Olga and I took a long walk to Gladstone Park yesterday morning, just for a change of pace. Olga was excited because she got to look for discarded snacks on Cricklewood Broadway -- she did wolf down some moldy bread and something else from a wrapper before I could stop her, to no apparent ill effect -- and she got to hunt squirrels amid the clustered trees of the park.
I took her earlier in the day because it was supposed to rain yesterday afternoon. But whatever rain we got turned out to be pretty mild.
Otherwise, I would be hard-pressed to tell you where yesterday went. I did some journal transcribing. I Skyped with my mom, and told her how I'd deposited her check electronically and how remarkable that seemed. I did laundry.
I just finished the most amazing book, "Blood River: A Journey into Africa's Broken Heart" by Tim Butcher. It's a non-fiction account of Butcher's attempt in 2004 to retrace the trail of African explorer Henry Morton Stanley through the Congo river basin. That may not sound very remarkable in the modern world, but the Congo -- racked by decades of war, neglect, corruption and violence -- no longer is the modern world. While acknowledging the ravages of colonialism, Butcher shows how the infrastructure that in 1958 enabled his mother to travel from Rhodesia to the Atlantic Coast of the Congo by train and boat has so thoroughly disappeared that towns in the Congolese forest are now stranded islands with little contact with the outside world.
Arriving in one village by motorbike on a rutted, narrow jungle track, Butcher spoke to a tribal elder who remembered cars coming through his village once every few days, decades ago. Now the village is continually pillaged by marauding soldiers, forcing villagers to flee repeatedly into the jungle before returning to rebuild.
"Over the years, things have got worse and worse. We have lost the things we once had. Apart from what we can carry into the bush, we have nothing.
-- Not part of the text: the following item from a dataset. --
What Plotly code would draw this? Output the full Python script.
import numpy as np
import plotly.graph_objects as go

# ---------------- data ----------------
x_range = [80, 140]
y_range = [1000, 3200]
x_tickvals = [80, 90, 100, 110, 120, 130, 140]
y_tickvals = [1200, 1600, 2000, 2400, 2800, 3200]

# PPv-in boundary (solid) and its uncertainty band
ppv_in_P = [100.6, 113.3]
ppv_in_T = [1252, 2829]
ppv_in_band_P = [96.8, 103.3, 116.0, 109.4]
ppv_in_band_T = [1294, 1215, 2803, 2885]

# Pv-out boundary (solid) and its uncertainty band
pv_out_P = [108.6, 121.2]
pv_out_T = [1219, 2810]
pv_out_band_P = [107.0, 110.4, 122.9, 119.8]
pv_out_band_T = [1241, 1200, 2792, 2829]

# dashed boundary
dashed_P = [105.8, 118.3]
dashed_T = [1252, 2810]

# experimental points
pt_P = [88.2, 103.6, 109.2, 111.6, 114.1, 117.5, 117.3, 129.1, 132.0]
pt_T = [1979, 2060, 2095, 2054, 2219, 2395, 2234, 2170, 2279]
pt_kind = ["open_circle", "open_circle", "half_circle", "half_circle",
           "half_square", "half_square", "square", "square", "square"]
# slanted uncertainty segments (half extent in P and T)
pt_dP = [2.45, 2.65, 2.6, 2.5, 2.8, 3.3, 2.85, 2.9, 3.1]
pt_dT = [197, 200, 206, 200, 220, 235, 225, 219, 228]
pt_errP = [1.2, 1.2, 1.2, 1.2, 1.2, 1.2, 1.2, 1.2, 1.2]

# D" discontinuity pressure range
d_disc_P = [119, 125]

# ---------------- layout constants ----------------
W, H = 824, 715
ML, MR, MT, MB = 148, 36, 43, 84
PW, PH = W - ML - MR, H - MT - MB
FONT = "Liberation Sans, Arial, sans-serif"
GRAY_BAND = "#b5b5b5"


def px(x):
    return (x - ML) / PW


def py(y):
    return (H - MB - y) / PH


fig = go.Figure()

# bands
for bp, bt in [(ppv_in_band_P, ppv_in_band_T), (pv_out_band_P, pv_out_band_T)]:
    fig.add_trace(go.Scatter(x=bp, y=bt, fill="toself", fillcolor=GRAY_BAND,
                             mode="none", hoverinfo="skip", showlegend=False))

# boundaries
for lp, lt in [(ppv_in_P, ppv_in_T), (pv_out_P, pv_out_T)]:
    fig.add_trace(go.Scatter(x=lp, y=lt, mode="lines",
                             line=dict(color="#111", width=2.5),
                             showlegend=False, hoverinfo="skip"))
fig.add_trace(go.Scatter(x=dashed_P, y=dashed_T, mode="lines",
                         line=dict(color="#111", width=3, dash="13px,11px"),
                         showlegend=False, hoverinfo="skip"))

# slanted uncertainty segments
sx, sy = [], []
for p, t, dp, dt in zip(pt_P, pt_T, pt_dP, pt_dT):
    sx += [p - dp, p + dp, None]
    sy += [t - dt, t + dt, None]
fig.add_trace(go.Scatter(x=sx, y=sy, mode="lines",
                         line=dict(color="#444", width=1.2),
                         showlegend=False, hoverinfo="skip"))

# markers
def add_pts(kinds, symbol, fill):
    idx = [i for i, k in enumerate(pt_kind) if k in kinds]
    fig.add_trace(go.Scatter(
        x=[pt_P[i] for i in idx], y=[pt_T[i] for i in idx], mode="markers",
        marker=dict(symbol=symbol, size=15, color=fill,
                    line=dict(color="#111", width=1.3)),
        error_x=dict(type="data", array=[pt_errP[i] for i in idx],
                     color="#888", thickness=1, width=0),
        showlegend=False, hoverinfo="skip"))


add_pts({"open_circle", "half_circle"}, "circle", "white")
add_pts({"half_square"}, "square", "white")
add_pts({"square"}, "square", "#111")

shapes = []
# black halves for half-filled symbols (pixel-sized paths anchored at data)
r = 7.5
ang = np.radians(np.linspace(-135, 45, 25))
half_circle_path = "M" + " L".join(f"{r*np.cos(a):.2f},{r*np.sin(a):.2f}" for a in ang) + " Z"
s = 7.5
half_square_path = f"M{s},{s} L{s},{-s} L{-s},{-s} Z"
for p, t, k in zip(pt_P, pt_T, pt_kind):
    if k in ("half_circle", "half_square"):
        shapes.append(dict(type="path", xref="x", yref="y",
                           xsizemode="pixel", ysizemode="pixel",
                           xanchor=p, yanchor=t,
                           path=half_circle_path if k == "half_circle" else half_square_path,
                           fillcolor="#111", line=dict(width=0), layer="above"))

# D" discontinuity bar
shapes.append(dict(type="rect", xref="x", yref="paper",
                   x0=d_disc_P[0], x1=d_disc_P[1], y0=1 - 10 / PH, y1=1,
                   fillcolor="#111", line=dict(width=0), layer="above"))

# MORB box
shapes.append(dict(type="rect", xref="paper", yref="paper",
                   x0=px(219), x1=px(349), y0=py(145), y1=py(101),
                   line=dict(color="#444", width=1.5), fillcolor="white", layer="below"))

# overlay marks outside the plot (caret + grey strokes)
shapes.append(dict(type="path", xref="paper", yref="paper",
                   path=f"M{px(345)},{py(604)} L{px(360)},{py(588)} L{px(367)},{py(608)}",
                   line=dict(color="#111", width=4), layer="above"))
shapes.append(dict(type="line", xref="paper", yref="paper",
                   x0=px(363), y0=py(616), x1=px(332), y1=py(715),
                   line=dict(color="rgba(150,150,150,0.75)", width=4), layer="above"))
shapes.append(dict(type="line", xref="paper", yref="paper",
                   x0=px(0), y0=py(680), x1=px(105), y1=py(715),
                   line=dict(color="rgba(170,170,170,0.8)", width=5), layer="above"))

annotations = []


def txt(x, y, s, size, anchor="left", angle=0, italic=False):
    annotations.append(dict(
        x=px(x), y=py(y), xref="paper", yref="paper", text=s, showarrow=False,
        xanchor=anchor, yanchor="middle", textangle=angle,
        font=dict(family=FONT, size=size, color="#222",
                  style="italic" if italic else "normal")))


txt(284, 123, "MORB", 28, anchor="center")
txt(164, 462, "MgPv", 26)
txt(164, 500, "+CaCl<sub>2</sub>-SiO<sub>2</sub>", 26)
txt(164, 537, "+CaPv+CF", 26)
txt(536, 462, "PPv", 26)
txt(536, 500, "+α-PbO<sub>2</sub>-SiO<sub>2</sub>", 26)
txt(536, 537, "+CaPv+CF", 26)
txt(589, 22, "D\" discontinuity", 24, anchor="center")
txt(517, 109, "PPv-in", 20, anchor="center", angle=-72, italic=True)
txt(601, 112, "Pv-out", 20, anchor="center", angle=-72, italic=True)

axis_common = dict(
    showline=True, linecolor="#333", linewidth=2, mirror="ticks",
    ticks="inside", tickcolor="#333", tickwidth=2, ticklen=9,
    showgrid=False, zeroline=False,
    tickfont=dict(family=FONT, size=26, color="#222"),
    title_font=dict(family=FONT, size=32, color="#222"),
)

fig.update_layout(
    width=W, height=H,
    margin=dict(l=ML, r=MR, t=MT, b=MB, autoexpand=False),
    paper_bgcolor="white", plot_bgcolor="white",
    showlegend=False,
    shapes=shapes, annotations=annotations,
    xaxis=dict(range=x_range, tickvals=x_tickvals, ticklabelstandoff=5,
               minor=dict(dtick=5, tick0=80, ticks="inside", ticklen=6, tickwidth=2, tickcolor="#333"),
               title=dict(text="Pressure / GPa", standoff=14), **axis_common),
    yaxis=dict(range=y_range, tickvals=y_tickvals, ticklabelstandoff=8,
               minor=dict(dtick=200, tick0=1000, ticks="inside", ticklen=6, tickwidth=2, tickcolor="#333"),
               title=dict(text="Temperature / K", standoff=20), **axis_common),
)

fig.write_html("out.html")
I think the last time I saw a vehicle near here was in 1985, but I cannot be sure. All these children you see around you now are staring because I have told them about cars and motorbikes that I saw as a child, but they have never seen one before you arrived."
He carried on talking, but I was still computing what he had just said. The normal laws of development are inverted here in the Congo. The forest, not the town, offers the safest sanctuary and it is grandfathers who have been more exposed to modernity than their grandchildren. I can think of nowhere else on the planet where the same can be true.I've always been interested in that part of the world -- ever since I was a child and heard the "Dr. Livingstone, I presume?" stories about Stanley and his expeditions. When I collected stamps, I was entranced by those showing the African wildlife, the distant cities with their colonial architecture, the great lakes of the Rift Valley. As a senior in high school in 1984 I wrote a lengthy footnoted paper about history and political conditions in the Congo, then known as Zaire. I called it "a nation in the dark" and "on the edge of total collapse." I still have the paper -- I got a 96, and since then, the collapse has pretty much occurred.
I used to dream of visiting the Congo, taking a steamer on the river and a safari through its vast forests. I've had to get used to the fact that it's just not possible. I'm never going to see it with my own eyes. Butcher is lucky he survived his own journey and was able to write his book.